Dataset content:
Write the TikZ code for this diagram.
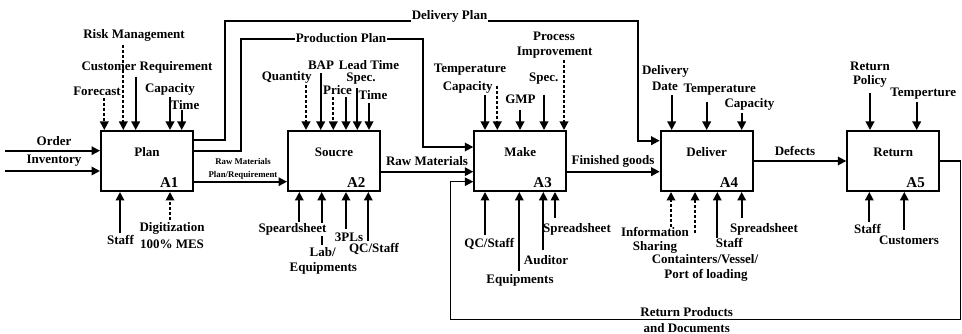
\documentclass[tikz,border=0pt]{standalone}
\usepackage{fontspec}
\setmainfont{Liberation Serif}
\usetikzlibrary{arrows.meta,positioning}

\begin{document}
\begin{tikzpicture}[x=1pt, y=-1pt,
  fn/.style={rectangle, draw, line width=2pt, minimum width=92pt,
             minimum height=60pt, inner sep=0pt},
  fnname/.style={font=\fontsize{13}{13}\selectfont\bfseries},
  fnid/.style={font=\fontsize{15}{15}\selectfont\bfseries, anchor=east},
  lbl/.style={font=\fontsize{13}{13}\selectfont\bfseries, inner sep=0.5pt},
  slbl/.style={font=\fontsize{8.8}{9}\selectfont\bfseries, inner sep=0.5pt},
  conn/.style={-{Triangle[length=8.5pt,width=8.5pt]}, line width=1.8pt},
  dconn/.style={conn, dash pattern=on 3pt off 2pt},
  back/.style={conn, line width=1.2pt}
]
\useasboundingbox (0,0) rectangle (962,334);

% activity boxes
\node[fn] (plan)    at (147,161)   {};
\node[fn] (source)  at (334,161)   {};
\node[fn] (make)    at (520.3,161) {};
\node[fn] (deliver) at (706.7,161) {};
\node[fn] (ret)     at (893.3,161) {};

\node[fnname] (plan-t)    at ([yshift=9pt]plan.center)    {Plan};
\node[fnname] (source-t)  at ([yshift=9pt]source.center)  {Soucre};
\node[fnname] (make-t)    at ([yshift=9pt]make.center)    {Make};
\node[fnname] (deliver-t) at ([yshift=9pt]deliver.center) {Deliver};
\node[fnname] (ret-t)     at ([yshift=9pt]ret.center)     {Return};

\node[fnid] (a1) at ([xshift=-12pt,yshift=9pt]plan.south east)    {A1};
\node[fnid] (a2) at ([xshift=-12pt,yshift=9pt]source.south east)  {A2};
\node[fnid] (a3) at ([xshift=-12pt,yshift=9pt]make.south east)    {A3};
\node[fnid] (a4) at ([xshift=-12pt,yshift=9pt]deliver.south east) {A4};
\node[fnid] (a5) at ([xshift=-12pt,yshift=9pt]ret.south east)     {A5};

% Plan
\coordinate (order) at (5,150.7);
\coordinate (inv)   at (5,171);
\draw[conn] (order) -- (order -| plan.west);
\draw[conn] (inv) -- (inv -| plan.west);
\node[lbl] (order-l) at (54,140.7) {Order};
\node[lbl] (inv-l)   at (54,161)   {Inventory};

\coordinate (p-fc)   at (104.3,98);
\coordinate (p-risk) at (123.3,45);
\coordinate (p-cust) at (135.7,77);
\coordinate (p-cap)  at (170,97);
\coordinate (p-time) at (181.7,110);
\draw[dconn] (p-fc) -- (p-fc |- plan.north);
\draw[dconn] (p-risk) -- (p-risk |- plan.north);
\draw[conn] (p-cust) -- (p-cust |- plan.north);
\draw[conn] (p-cap) -- (p-cap |- plan.north);
\draw[conn] (p-time) -- (p-time |- plan.north);
\node[lbl] (p-fc-l)   at (97,91)   {Forecast};
\node[lbl] (p-risk-l) at (134,35.5) {Risk Management};
\node[lbl] (p-cust-l) at (147,67.3) {Customer Requirement};
\node[lbl] (p-cap-l)  at (170,89.5) {Capacity};
\node[lbl] (p-time-l) at (185,105) {Time};

\coordinate (p-staff) at (120,233);
\coordinate (p-mes)   at (170,220);
\draw[conn] (p-staff) -- (p-staff |- plan.south);
\draw[dconn] (p-mes) -- (p-mes |- plan.south);
\node[lbl] (p-staff-l) at (120.5,239.5) {Staff};
\node[lbl] (p-mes-l1)  at (172,228)   {Digitization};
\node[lbl] (p-mes-l2)  at (172,244)   {100\% MES};

% Plan outputs
\draw[conn] (plan.east |- 0,140) -- (225,140) -- (225,21) -- (638,21)
  -- (638,140.7) -- (deliver.west |- 0,140.7);
\node[lbl, fill=white] (dplan) at (449.5,16) {Delivery Plan};
\draw[conn] (plan.east |- 0,150.7) -- (240.7,150.7) -- (240.7,39) -- (423,39)
  -- (423,147) -- (make.west |- 0,147);
\node[lbl, fill=white] (pplan) at (341,37.7) {Production Plan};
\draw[conn] (plan.east |- 0,181.7) -- (source.west |- 0,181.7);
\node[slbl] (rmp-l1) at (243,161) {Raw Materials};
\node[slbl] (rmp-l2) at (243,175) {Plan/Requirement};

% Soucre
\coordinate (s-qty)   at (306,85);
\coordinate (s-bap)   at (320.7,73);
\coordinate (s-price) at (333.3,97);
\coordinate (s-spec)  at (346,97);
\coordinate (s-lead)  at (357.3,88);
\coordinate (s-time)  at (369,103);
\draw[dconn] (s-qty) -- (s-qty |- source.north);
\draw[conn] (s-bap) -- (s-bap |- source.north);
\draw[dconn] (s-price) -- (s-price |- source.north);
\draw[conn] (s-spec) -- (s-spec |- source.north);
\draw[conn] (s-lead) -- (s-lead |- source.north);
\draw[conn] (s-time) -- (s-time |- source.north);
\node[lbl] (s-qty-l)   at (286.7,77) {Quantity};
\node[lbl] (s-bap-l)   at (321,65)   {BAP};
\node[lbl] (s-lead-l)  at (369,65)   {Lead Time};
\node[lbl] (s-spec-l)  at (361,78.5) {Spec.};
\node[lbl] (s-price-l) at (337.5,90) {Price};
\node[lbl] (s-time-l)  at (373,95)   {Time};

\coordinate (s-sheet) at (299.3,221.7);
\coordinate (s-lab)   at (321.7,245);
\coordinate (s-3pl)   at (346,229);
\coordinate (s-qc)    at (368.3,241);
\draw[conn] (s-sheet) -- (s-sheet |- source.south);
\draw[conn] (s-lab) -- (s-lab |- source.south);
\draw[conn] (s-3pl) -- (s-3pl |- source.south);
\draw[conn] (s-qc) -- (s-qc |- source.south);
\node[lbl, fill=white] (s-sheet-l) at (292.5,229.3) {Speardsheet};
\node[lbl] (s-lab-l1) at (322.7,251.7) {Lab/};
\node[lbl] (s-lab-l2) at (323.3,268)   {Equipments};
\node[lbl] (s-3pl-l)  at (349,237)     {3PLs};
\node[lbl] (s-qc-l)   at (374,249)     {QC/Staff};

\draw[conn] (source.east |- 0,171.7) -- (make.west |- 0,171.7);
\node[lbl] (rm-l) at (427,161) {Raw Materials};

% Make
\coordinate (m-temp) at (485,95);
\coordinate (m-cap)  at (497.3,86);
\coordinate (m-gmp)  at (520,110);
\coordinate (m-spec) at (544,95);
\coordinate (m-proc) at (564,60);
\draw[conn] (m-temp) -- (m-temp |- make.north);
\draw[dconn] (m-cap) -- (m-cap |- make.north);
\draw[conn] (m-gmp) -- (m-gmp |- make.north);
\draw[conn] (m-spec) -- (m-spec |- make.north);
\draw[dconn] (m-proc) -- (m-proc |- make.north);
\node[lbl] (m-temp-l)  at (470,70)     {Temperature};
\node[lbl] (m-cap-l)   at (467.7,87.7) {Capacity};
\node[lbl] (m-gmp-l)   at (520.5,99.3) {GMP};
\node[lbl] (m-spec-l)  at (543.8,79)   {Spec.};
\node[lbl] (m-proc-l1) at (554,36.7)   {Process};
\node[lbl] (m-proc-l2) at (554.7,52.7) {Improvement};

\coordinate (m-qc)    at (485,235);
\coordinate (m-equip) at (519.3,270.7);
\coordinate (m-aud)   at (543.3,250);
\coordinate (m-sheet) at (555,218);
\draw[conn] (m-qc) -- (m-qc |- make.south);
\draw[conn] (m-equip) -- (m-equip |- make.south);
\draw[conn] (m-aud) -- (m-aud |- make.south);
\draw[conn] (m-sheet) -- (m-sheet |- make.south);
\node[lbl] (m-qc-l)    at (489.3,243.5) {QC/Staff};
\node[lbl] (m-equip-l) at (520,280.5)   {Equipments};
\node[lbl] (m-aud-l)   at (546,260)     {Auditor};
\node[lbl] (m-sheet-l) at (577,229)     {Spreadsheet};

\draw[conn] (make.east |- 0,171.7) -- (deliver.west |- 0,171.7);
\node[lbl] (fg-l) at (613,161) {Finished goods};

% Deliver
\coordinate (d-date) at (671.7,95);
\coordinate (d-temp) at (706.7,101.7);
\coordinate (d-cap)  at (741.7,113);
\draw[conn] (d-date) -- (d-date |- deliver.north);
\draw[conn] (d-temp) -- (d-temp |- deliver.north);
\draw[conn] (d-cap) -- (d-cap |- deliver.north);
\node[lbl] (d-date-l1) at (665.5,71)   {Delivery};
\node[lbl] (d-date-l2) at (665,86)     {Date};
\node[lbl] (d-temp-l)  at (719.7,89.3) {Temperature};
\node[lbl] (d-cap-l)   at (749.5,104)  {Capacity};

\coordinate (d-info)  at (671,226.7);
\coordinate (d-share) at (695,233);
\coordinate (d-staff) at (717.3,238);
\coordinate (d-sheet) at (741.7,218);
\draw[dconn] (d-info) -- (d-info |- deliver.south);
\draw[dconn] (d-share) -- (d-share |- deliver.south);
\draw[conn] (d-staff) -- (d-staff |- deliver.south);
\draw[conn] (d-sheet) -- (d-sheet |- deliver.south);
\node[lbl] (d-info-l1)  at (655,231.5)   {Information};
\node[lbl] (d-info-l2)  at (655,247.5)   {Sharing};
\node[lbl] (d-staff-l)  at (729.3,243.3) {Staff};
\node[lbl] (d-sheet-l)  at (764,229.3)   {Spreadsheet};
\node[lbl] (d-port-l1)  at (705,259)     {Containters/Vessel/};
\node[lbl] (d-port-l2)  at (706,275.5)   {Port of loading};

\draw[conn] (deliver.east) -- (ret.west);
\node[lbl] (def-l) at (795,151) {Defects};

% Return
\coordinate (r-pol)  at (870,93.3);
\coordinate (r-temp) at (916.7,101.7);
\draw[conn] (r-pol) -- (r-pol |- ret.north);
\draw[conn] (r-temp) -- (r-temp |- ret.north);
\node[lbl] (r-pol-l1) at (870,66.7)   {Return};
\node[lbl] (r-pol-l2) at (870,81.7)   {Policy};
\node[lbl] (r-temp-l) at (923.3,93.3) {Temperture};

\coordinate (r-staff) at (869.3,222);
\coordinate (r-cust)  at (904.3,230);
\draw[conn] (r-staff) -- (r-staff |- ret.south);
\draw[conn] (r-cust) -- (r-cust |- ret.south);
\node[lbl] (r-staff-l) at (867.5,229.3) {Staff};
\node[lbl] (r-cust-l)  at (909,240)     {Customers};

% returns back to Make
\draw[back] (ret.east) -- (960.5,161) -- (960.5,319.3) -- (450.7,319.3)
  -- (450.7,181.7) -- (make.west |- 0,181.7);
\node[lbl] (back-l1) at (686.7,311.7) {Return Products};
\node[lbl] (back-l2) at (686.7,328)   {and Documents};
\end{tikzpicture}
\end{document}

Problem details:
Transcribe exactly, with no pictures, the lines running from the first line of the material through the line holding "(a5) at ([xshift=-12pt,yshift=9pt]ret.south".

Result below:
Write the TikZ code for this diagram.
\documentclass[tikz,border=0pt]{standalone}
\usepackage{fontspec}
\setmainfont{Liberation Serif}
\usetikzlibrary{arrows.meta,positioning}

\begin{document}
\begin{tikzpicture}[x=1pt, y=-1pt,
  fn/.style={rectangle, draw, line width=2pt, minimum width=92pt,
             minimum height=60pt, inner sep=0pt},
  fnname/.style={font=\fontsize{13}{13}\selectfont\bfseries},
  fnid/.style={font=\fontsize{15}{15}\selectfont\bfseries, anchor=east},
  lbl/.style={font=\fontsize{13}{13}\selectfont\bfseries, inner sep=0.5pt},
  slbl/.style={font=\fontsize{8.8}{9}\selectfont\bfseries, inner sep=0.5pt},
  conn/.style={-{Triangle[length=8.5pt,width=8.5pt]}, line width=1.8pt},
  dconn/.style={conn, dash pattern=on 3pt off 2pt},
  back/.style={conn, line width=1.2pt}
]
\useasboundingbox (0,0) rectangle (962,334);

% activity boxes
\node[fn] (plan)    at (147,161)   {};
\node[fn] (source)  at (334,161)   {};
\node[fn] (make)    at (520.3,161) {};
\node[fn] (deliver) at (706.7,161) {};
\node[fn] (ret)     at (893.3,161) {};

\node[fnname] (plan-t)    at ([yshift=9pt]plan.center)    {Plan};
\node[fnname] (source-t)  at ([yshift=9pt]source.center)  {Soucre};
\node[fnname] (make-t)    at ([yshift=9pt]make.center)    {Make};
\node[fnname] (deliver-t) at ([yshift=9pt]deliver.center) {Deliver};
\node[fnname] (ret-t)     at ([yshift=9pt]ret.center)     {Return};

\node[fnid] (a1) at ([xshift=-12pt,yshift=9pt]plan.south east)    {A1};
\node[fnid] (a2) at ([xshift=-12pt,yshift=9pt]source.south east)  {A2};
\node[fnid] (a3) at ([xshift=-12pt,yshift=9pt]make.south east)    {A3};
\node[fnid] (a4) at ([xshift=-12pt,yshift=9pt]deliver.south east) {A4};
\node[fnid] (a5) at ([xshift=-12pt,yshift=9pt]ret.south east)     {A5};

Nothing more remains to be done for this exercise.